O, it offends me to the soul to hear a robustious
periwig-pated fellow tear a passion to tatters, to
very rags, to split the ears of the groundlings, who
for the most part are capable of nothing but
inexplicable dumbshows and noise.
(Hamlet, 3.2)
Lately I spoke on the street with someone who had recently retired. She told me that as a consequence of her retirement – or at least in step with it – she had developed an interest in politics, something she said was for her a new endeavour. I concluded that the leisure of retirement had afforded her the privilege of dwelling upon what for my entire life has been the inescapable though frequently negligible babbling of political pundits who chatter with about as much interest as the drone of a television advertisement. It may however be that the cultivation of a curiosity in politics is less the product of indolence and more the result of refined absorption, the sort of vaporization which one expects might only come with age and maturity. Even if I am wrong in attributing any sophistication to the dalliance, it would appear that politics is at the very least mildly more entertaining than staring at wallpaper. My companion in fact led me to believe that there was some intellectual value in the undertaking.
Whether the political arena is federal, provincial or municipal (a succession which is normally trotted out in order of diminishing interest and credibility) it is inevitable that the events precipitated by the respective actors are destined to provide considerable fodder for something approaching a stage production. Indeed in many instances the drama incorporates traditional theatrical themes of influence, greed, bias, comedic relief and, on a good day, maybe even scandal. In spite of their commercial attraction, it is undeniable that those same politicians are regularly held up to ridicule by the very observers who fuel their notoriety (and who are even likely to have voted for them in the first place). It would be a truly vain candidate for public office who imagined that he or she should not at some time or another suffer vilification. Alas this is part and parcel of the gory detail of show business.

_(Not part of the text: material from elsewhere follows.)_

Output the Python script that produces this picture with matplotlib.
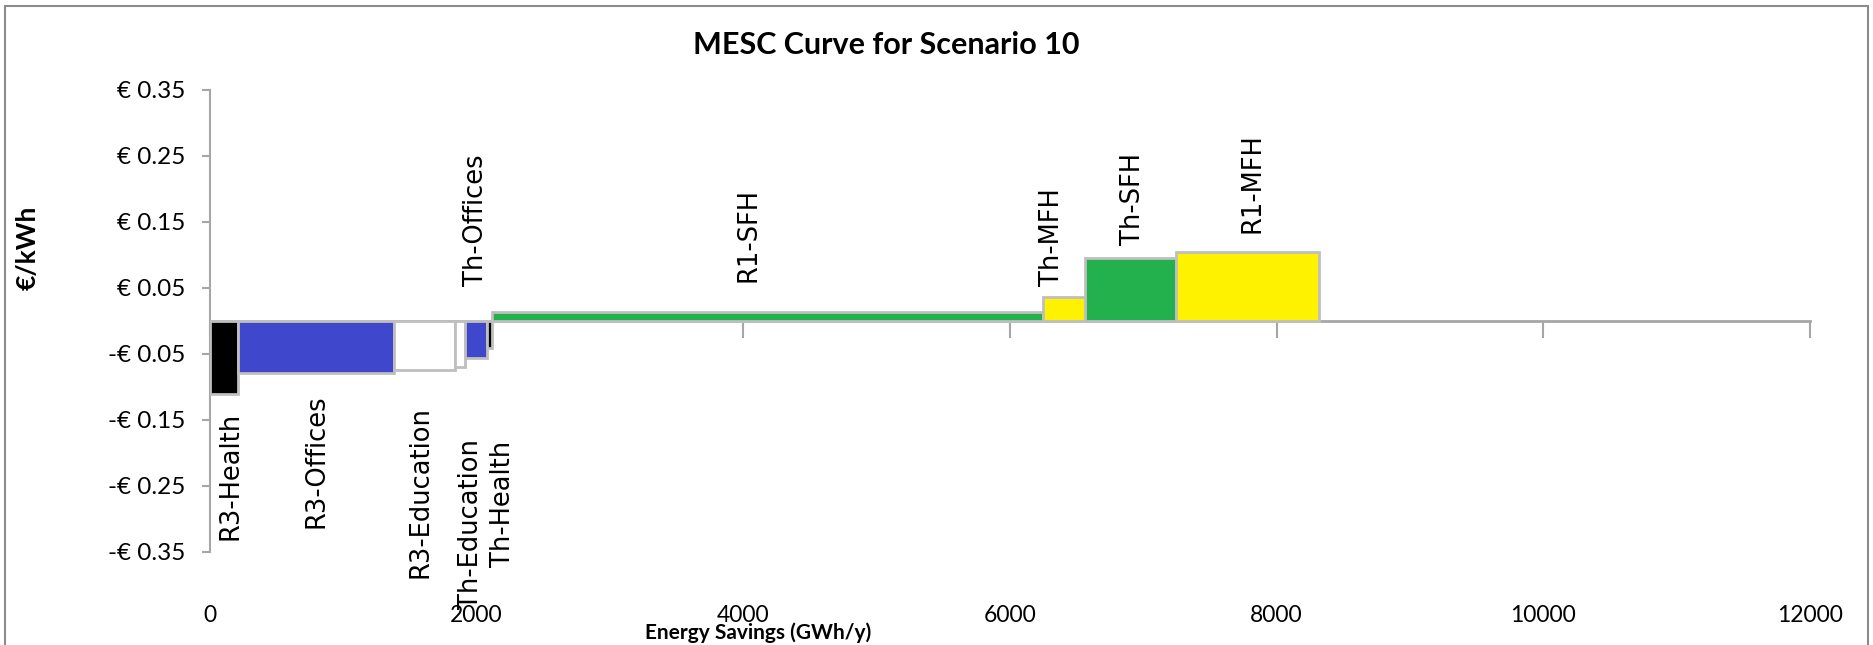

It is too platitudinous to acknowledge the well-deserved pleasure of the populace in the diminishment of those who hold themselves out as potential leaders. The abuse is almost a rite of passage and anyone who pretends to have what it takes to act on the political stage must be prepared for the repercussions of any recruit before an audience.
I understand that in the good old days the enactment of a Shakespearean play was characterized by far more than today’s standard of polite involvement of the audience. Apparently the spectators of yore consisted of classes which on the one hand echoed the wealth of its patrons but on the other were metaphorical for the closeness of the observers and the pretenders. The “groundlings” (as those closest to the stage were called) were boisterous, loud and hot-tempered. Those who were removed by complacency from the fray of this association were nonetheless equally delighted by the activity when viewed from afar. If nothing else politics has such a wide and indiscriminate appeal and is so completely ambivalent that it enables almost anyone of whatever qualification to weigh in upon its merits. Politics is at once harmless and venomous but always gripping as any good show must be.